Coming off your year-end scramble to make sure your RMDs were done in time?
If so, start the new year off right - shield up to 25% of your qualified money from RMDs until age 85. Take a look at the new 2020 QLAC limits.
After a nearly unanimous passage in the U.S. House of Representatives, the SECURE Act (Setting Up Every Community for Retirement Enhancement Act) has become law. The legislation was “attached” to a bipartisan spending bill with the goal of avoiding another government shutdown.
President Trump signed the SECURE Act into law on December 20th, 2019. With many provisions having gone into effect on January 1st, 2020, it will have big implications for retirement and taxes. As a result, retirees and working-age retirement savers can start seeing major changes as early as 2020.
All of that being said, the SECURE Act brings the most sweeping changes to the U.S. retirement system in a decade. Because of that, there is bound to be some confusion about what the act actually does and how it might affect people’s own retirement standard of living. Let's go over QLACs.
What are QLACs?
A qualifying longevity annuity contract (QLAC) is a special type of deferred income annuity. Starting in 2014, the IRS allowed individuals to buy QLACs with qualified (pre-tax) money from an existing 401(k) or IRA.
Not every annuity is a QLAC, however. And not every deferred or longevity annuity is a QLAC, either.
To satisfy the IRS's QLAC requirements, the product must be simple and straightforward: put money in now, pick a deferral period, pick your income and death benefit options (single or joint life, with or without a death benefit), and begin receiving distributions later.
You can also buy limited rider options for things like inflation adjustment and return of premium, which increase the overall cost of purchase.

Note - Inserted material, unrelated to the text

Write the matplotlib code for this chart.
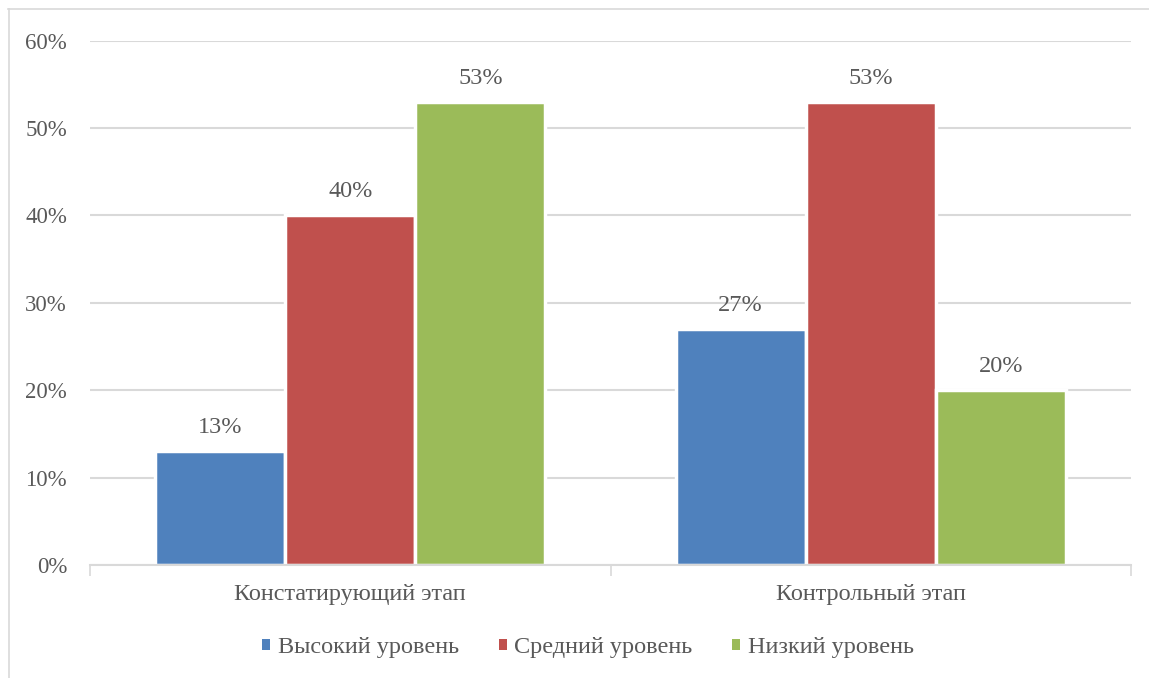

Note that with QLACs, there are no variable interest rates, participation rates, floors, or ceilings (as you’d see with variable, indexed, or buffer annuities).
What does a QLAC do for me?
QLACs let you shift some of the money in your qualified retirement account into an annuity.
Why would you want to do this?
There are two main reasons.
First, you can delay required minimum distributions (RMDs) on the money in your QLAC. Without a QLAC, you'd be forced to start taking distributions based on the total value of that retirement account at age 72 (formerly 70 ½) - and paying income tax on those distributions.
Many individuals don’t need distributions at that age, and don’t want to pay tax on that money yet. With a QLAC, you won’t have any RMDs on premiums paid until age 85.
The second reason?
In a word, longevity. If you are worried about outliving your funds, a QLAC solves the problem. It provides guaranteed monthly income as long as you live. Plus, you get the amount you were promised at purchase, no matter what’s happened to the stock market or interest rate in the interim. You're effectively transferring that risk to the insurer.
What changed for 2020?
The IRS increased the dollar limit on allowable premiums paid, as of January 1, 2020.
As specified under Code Section 1.401(a)(9)-6 and Regs. Section A-17(b)(2)(i) of the Income Tax Regulations, the IRS increased the lifetime limit from $130,000 to $135,000.
The maximum amount you can pay into a QLAC is now the lesser of either: (a) $135,000, or (b) 25% of aggregated traditional IRA account values as of the prior December 31, minus premiums paid for other QLACs.